By Ambra Visentin
The war in Syria, now a ‘low-intensity conflict’, has regained strength on several fronts and entered a new phase. Fighting is taking place in the north, in areas controlled by the Kurdish-led Syrian Democratic Forces (SDF) in Syria, with Turkish-backed Arab fighters launching attacks on Kurdish-controlled villages in Manbij and Arab tribal fighters clashing with the SDF in the eastern Syrian province of Deir ez-Zor and the north-eastern province of Hasaka (Rojava). Recall that east of the Euphrates River are the forces of the US-led international anti-terrorism coalition. Kurdish forces arrived here between 2017 and 2019, in the last years of the fight against the Islamic caliphate.
Finally, in the south of the country, protests against President Bashar al-Assad are raging, particularly in the province of Sweida, in response to the country’s rapidly deteriorating socio-economic situation. This region is home to the Druze minority, which remained neutral during the civil war in 2011.
Conflict in the north
Fighting erupted in Kurdish-controlled areas of the province following the arrest (by the Syrian Democratic Forces) of Ahmad al-Khabil, the head of the Deir ez-Zor Military Council (Arab militia), who was accused of embezzlement, drug trafficking, collusion with the Assad government and mismanagement of the security situation.
Ahmad al-Khabil was a member of the Islamic State terrorist group before fleeing to Turkey. When he returned to Syria in 2016, he began working with the SDF and the Americans in the area. His connections have allowed him to smuggle drugs and weapons with some success.
Senior US officials recently visited the oil-rich area in an attempt to defuse the Arab tribes’ uprising. Their response resulted in more than 150 deaths and dozens of injuries. Separate clashes in the neighbouring province of Hasakeh also took place in the Tal Tamr area in the north-west of the province between the Syrian army, local fighters from the Kurdish-led Syrian Democratic Forces and Turkish-backed rebel groups.
Turkey’s interests in Manbij
Located at the crossroads between Aleppo, Raqqa and the Kurdish-administered northeast, Manbij is a strategic area for launching military operations in northern Syria to wrest it from Kurdish forces. Last year, President Recep Tayyip Erdogan named the city and Tal Rifaat as Ankara’s next targets to complete the much-coveted 30-kilometre ‘safe zone’ along its southern border.
Turkey accuses the Kurdish forces of the People’s Protection Units (YPG), the backbone of the SDF, of being the Syrian front for the Kurdistan Workers’ Party (PKK), an armed group fighting for Kurdish rights in Turkey and designated a terrorist group by Ankara. The YPG denies the accusation.
Anti-Assad protests in the south of the country
The provinces of Sweida and Daraa, a stronghold of the Druze minority under the control of the Syrian regime, have been the scene of demonstrations since mid-August. Now in their third week, the protests have been fuelled by anger at the dramatic economic situation facing the country. The national currency is in free fall. One US dollar costs 15,500 Syrian liras. At the start of the country’s conflict 12 years ago, the exchange rate was 47 liras.

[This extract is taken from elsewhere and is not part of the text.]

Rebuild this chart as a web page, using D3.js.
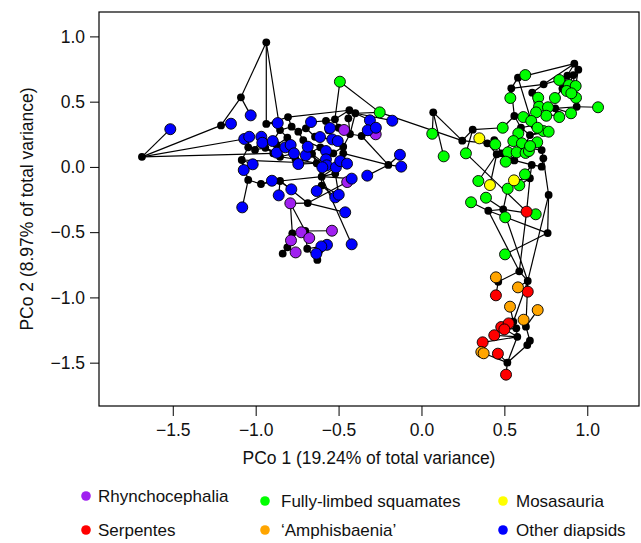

The anger of the protesters then focused on President Bashar al-Assad, who is accused of selling the country’s resources to foreign powers, especially those to whom he owes his survival: Russia and Iran. They also denounce what they call the “Republic of Captagon”, in reference to the synthetic drug produced locally by those close to power, which has effectively turned Syria into a narco-state. The protest calls for the overthrow of the regime and the drafting of a new constitution, including the implementation of UN Resolution 2254, which calls for UN-supervised elections and the return of refugees who have fled the war.
The high cost of repression
According to Jihad Yazigi, editor-in-chief of The Syria Report and an economic journalist, the Syrian government is “currently in a state of incapacity”. Although the war should be in its final phase, no solution or political agreement has been reached to end it and start reconstruction projects.
Faced with such a situation, the authorities might be tempted to opt for another crackdown on the protest movement. But Jihad Yazigi explains that “the cost of repression is high” and will make the regime even more vulnerable. According to him, the regime’s priorities are to contain the demonstrations in the south, “because these are peripheral regions and not the centre”, and to pursue a policy of terror in the coastal regions, Damascus and the centre of the country, launching arrest campaigns and trying to silence the voices of the opposition.
According to a report published on 2 September by the Syrian Observatory for Human Rights (OSDH), a UK-based NGO with a wide network of sources in Syria, at least 223 people were arrested in August, including 57 civilians involved in the attack.